Theatre and cinema in Watford, Hertfordshire, England

Watford Palace Theatre, opened in 1908, is an Edwardian Grade II listed building in Watford, Hertfordshire. The 600-seat theatre on Clarendon Road was refurbished in 2004. It houses its own rehearsal room, wardrobe, cafe and bar.

== History ==
The theatre was built for the Watford Hippodrome Co., Ltd. The foundation stone of what was to become the Palace Theatre was laid on 3 June 1908. Five days later Mr H.M. Theobald, the architect, lodged the notification of his intention to build the theatre. Construction was undertaken by Barker Brothers of Maidenhead, and took six months, opening on 14 December 1908. The opening proprietors were the Watford Palace of Varieties Co., the Managing Director: Mr. T.M. Sylvester.

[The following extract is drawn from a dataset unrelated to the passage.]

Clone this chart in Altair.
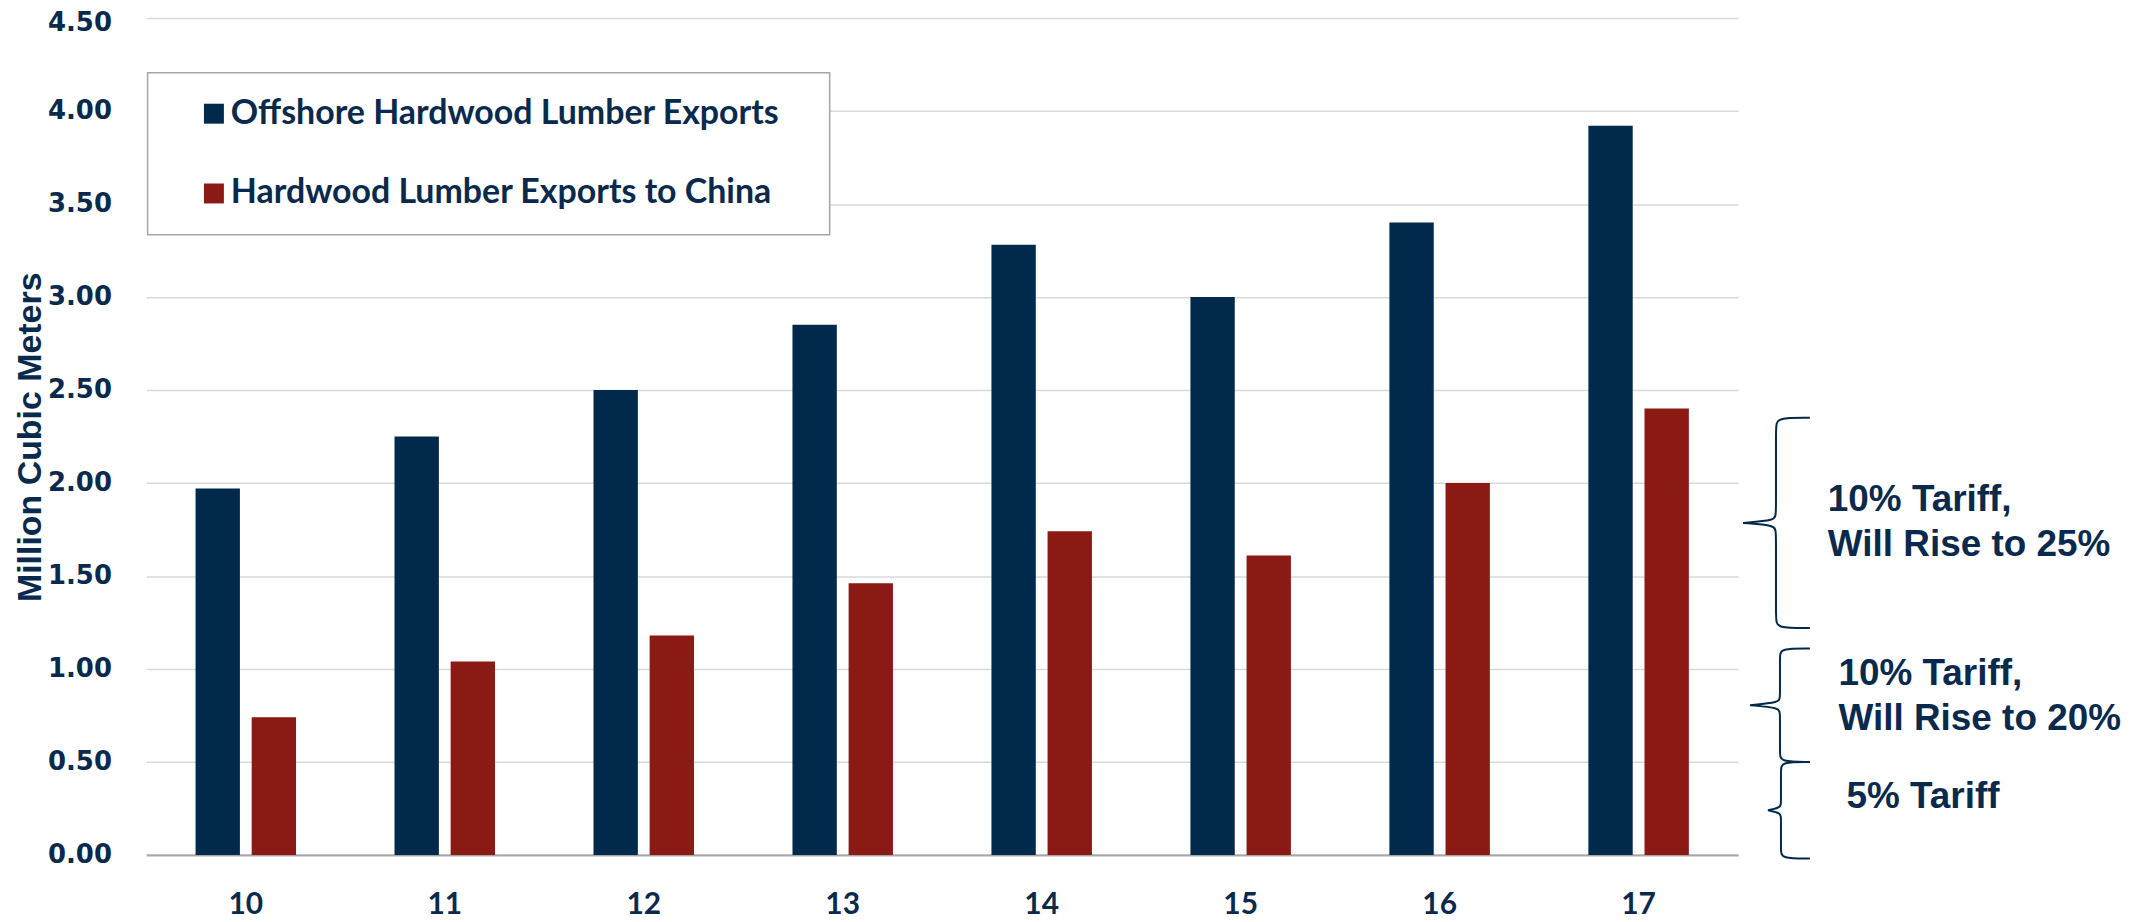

In early days it put on variety shows and plays, mostly imported from other theatres. Variety artists who appeared at the Palace included Marie Lloyd, Evie Greene and Lottie Lennox. The theatre also puts on regular Christmas pantomimes.

For almost a decade (around the early 1960s), when Peter Cleall began his career at the Palace, the theatre was managed by actor Jimmy Perry, best known for co-writing the television series Dad's Army

In September 2004, the theatre re-opened after a two-year £8.8million Lottery funded refurbishment, which included more public space, two bars, a daytime café, air cooling and new seating. Access to the building was improved by the introduction of a lift to all levels, ramps and automated front doors.

In October 2015, the theatre won the Promotion of Diversity Award (joint winners with Leicester Curve) at the UK Theatre Awards 2015.

RIFCO Arts is the resident theatre company.

== Productions ==
The theatre has been producing work for over 100 years. Alongside touring productions, the theatre provides programmes in new writing.